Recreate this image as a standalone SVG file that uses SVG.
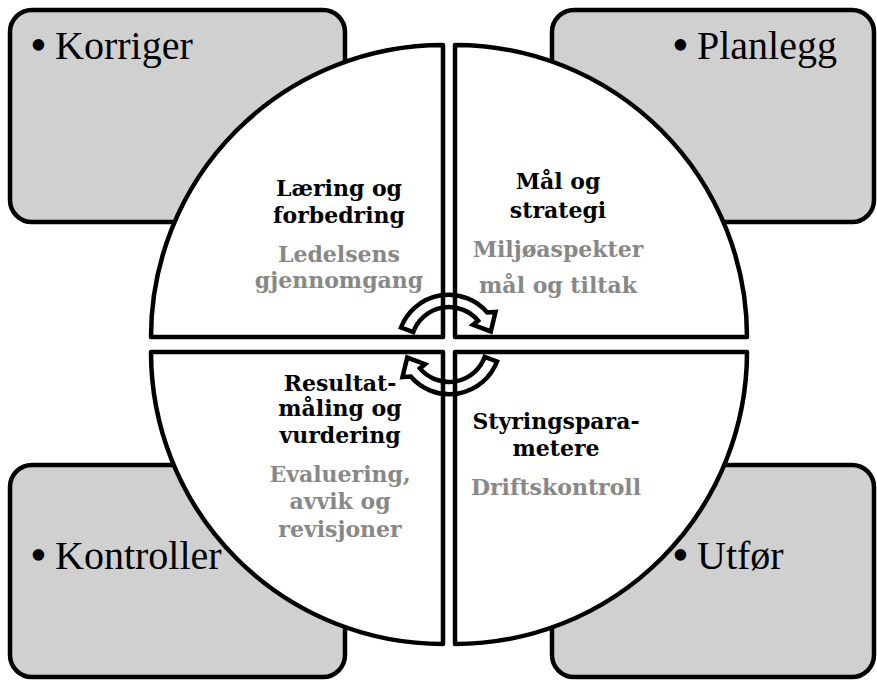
<svg xmlns="http://www.w3.org/2000/svg" width="877" height="680" viewBox="0 0 877 680">
<style>
.box{fill:#d0d0d0;stroke:#000;stroke-width:4.5}
.quad{fill:#fff;stroke:#000;stroke-width:4.5;stroke-linejoin:round}
.big{font-family:"Liberation Serif",serif;font-size:40px;fill:#000}
.bul{font-size:48px}
.h{font-family:"DejaVu Serif","Liberation Serif",serif;font-weight:bold;font-size:22px;fill:#000;text-anchor:middle}
.s{font-family:"DejaVu Serif","Liberation Serif",serif;font-weight:bold;font-size:22px;fill:#888;text-anchor:middle}
.arr{fill:none;stroke:#000;stroke-width:4.5;stroke-linejoin:miter}
</style>
<rect width="877" height="680" fill="#fff"/>
<g id="box-korriger"><rect class="box" x="10" y="10" width="335" height="212" rx="22"/>
<text class="big" y="59"><tspan class="bul" x="30" y="61">•</tspan><tspan x="55" y="59">Korriger</tspan></text></g>
<g id="box-planlegg"><rect class="box" x="552" y="10" width="322" height="212" rx="22"/>
<text class="big" y="59"><tspan class="bul" x="672" y="61">•</tspan><tspan x="697" y="59">Planlegg</tspan></text></g>
<g id="box-kontroller"><rect class="box" x="10" y="465" width="335" height="212" rx="22"/>
<text class="big" y="569"><tspan class="bul" x="30" y="571">•</tspan><tspan x="55" y="569">Kontroller</tspan></text></g>
<g id="box-utfor"><rect class="box" x="552" y="465" width="322" height="212" rx="22"/>
<text class="big" y="569"><tspan class="bul" x="672" y="571">•</tspan><tspan x="697" y="569">Utfør</tspan></text></g>

<g id="quad-laering">
<path class="quad" d="M443,337 L151,337 A292,292 0 0 1 443,45 Z"/>
<text class="h" x="339" y="196">Læring og</text>
<text class="h" x="339" y="223">forbedring</text>
<text class="s" x="339" y="262">Ledelsens</text>
<text class="s" x="339" y="288">gjennomgang</text>
</g>
<g id="quad-maal">
<path class="quad" d="M455,337 L455,45 A292,292 0 0 1 747,337 Z"/>
<text class="h" x="558" y="189">Mål og</text>
<text class="h" x="558" y="218">strategi</text>
<text class="s" x="558" y="257">Miljøaspekter</text>
<text class="s" x="558" y="293">mål og tiltak</text>
</g>
<g id="quad-styring">
<path class="quad" d="M455,352 L747,352 A292,292 0 0 1 455,644 Z"/>
<text class="h" x="556" y="429">Styringspara-</text>
<text class="h" x="556" y="456">metere</text>
<text class="s" x="556" y="495">Driftskontroll</text>
</g>
<g id="quad-resultat">
<path class="quad" d="M443,352 L443,644 A292,292 0 0 1 151,352 Z"/>
<text class="h" x="340" y="391">Resultat-</text>
<text class="h" x="340" y="416">måling og</text>
<text class="h" x="340" y="443">vurdering</text>
<text class="s" x="340" y="482">Evaluering,</text>
<text class="s" x="340" y="509">avvik og</text>
<text class="s" x="340" y="537">revisjoner</text>
</g>

<g id="connectors">
<path id="arrow-top" class="arr" d="M401,327.5 A51,51 0 0 1 487.3,312.5 L495.5,312 L490.8,331.4 L473,324.8 L478.1,320.6 A38,38 0 0 0 413.3,332 Z"/>
<path id="arrow-bottom" class="arr" transform="rotate(180 449 344.5)" d="M401,327.5 A51,51 0 0 1 487.3,312.5 L495.5,312 L490.8,331.4 L473,324.8 L478.1,320.6 A38,38 0 0 0 413.3,332 Z"/>
</g>
</svg>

▶ [Prompt]: Return the whole listing, word for word, and leave out every picture.

▶ [Problem solution]:
Recreate this image as a standalone SVG file that uses SVG.
<svg xmlns="http://www.w3.org/2000/svg" width="877" height="680" viewBox="0 0 877 680">
<style>
.box{fill:#d0d0d0;stroke:#000;stroke-width:4.5}
.quad{fill:#fff;stroke:#000;stroke-width:4.5;stroke-linejoin:round}
.big{font-family:"Liberation Serif",serif;font-size:40px;fill:#000}
.bul{font-size:48px}
.h{font-family:"DejaVu Serif","Liberation Serif",serif;font-weight:bold;font-size:22px;fill:#000;text-anchor:middle}
.s{font-family:"DejaVu Serif","Liberation Serif",serif;font-weight:bold;font-size:22px;fill:#888;text-anchor:middle}
.arr{fill:none;stroke:#000;stroke-width:4.5;stroke-linejoin:miter}
</style>
<rect width="877" height="680" fill="#fff"/>
<g id="box-korriger"><rect class="box" x="10" y="10" width="335" height="212" rx="22"/>
<text class="big" y="59"><tspan class="bul" x="30" y="61">•</tspan><tspan x="55" y="59">Korriger</tspan></text></g>
<g id="box-planlegg"><rect class="box" x="552" y="10" width="322" height="212" rx="22"/>
<text class="big" y="59"><tspan class="bul" x="672" y="61">•</tspan><tspan x="697" y="59">Planlegg</tspan></text></g>
<g id="box-kontroller"><rect class="box" x="10" y="465" width="335" height="212" rx="22"/>
<text class="big" y="569"><tspan class="bul" x="30" y="571">•</tspan><tspan x="55" y="569">Kontroller</tspan></text></g>
<g id="box-utfor"><rect class="box" x="552" y="465" width="322" height="212" rx="22"/>
<text class="big" y="569"><tspan class="bul" x="672" y="571">•</tspan><tspan x="697" y="569">Utfør</tspan></text></g>

<g id="quad-laering">
<path class="quad" d="M443,337 L151,337 A292,292 0 0 1 443,45 Z"/>
<text class="h" x="339" y="196">Læring og</text>
<text class="h" x="339" y="223">forbedring</text>
<text class="s" x="339" y="262">Ledelsens</text>
<text class="s" x="339" y="288">gjennomgang</text>
</g>
<g id="quad-maal">
<path class="quad" d="M455,337 L455,45 A292,292 0 0 1 747,337 Z"/>
<text class="h" x="558" y="189">Mål og</text>
<text class="h" x="558" y="218">strategi</text>
<text class="s" x="558" y="257">Miljøaspekter</text>
<text class="s" x="558" y="293">mål og tiltak</text>
</g>
<g id="quad-styring">
<path class="quad" d="M455,352 L747,352 A292,292 0 0 1 455,644 Z"/>
<text class="h" x="556" y="429">Styringspara-</text>
<text class="h" x="556" y="456">metere</text>
<text class="s" x="556" y="495">Driftskontroll</text>
</g>
<g id="quad-resultat">
<path class="quad" d="M443,352 L443,644 A292,292 0 0 1 151,352 Z"/>
<text class="h" x="340" y="391">Resultat-</text>
<text class="h" x="340" y="416">måling og</text>
<text class="h" x="340" y="443">vurdering</text>
<text class="s" x="340" y="482">Evaluering,</text>
<text class="s" x="340" y="509">avvik og</text>
<text class="s" x="340" y="537">revisjoner</text>
</g>

<g id="connectors">
<path id="arrow-top" class="arr" d="M401,327.5 A51,51 0 0 1 487.3,312.5 L495.5,312 L490.8,331.4 L473,324.8 L478.1,320.6 A38,38 0 0 0 413.3,332 Z"/>
<path id="arrow-bottom" class="arr" transform="rotate(180 449 344.5)" d="M401,327.5 A51,51 0 0 1 487.3,312.5 L495.5,312 L490.8,331.4 L473,324.8 L478.1,320.6 A38,38 0 0 0 413.3,332 Z"/>
</g>
</svg>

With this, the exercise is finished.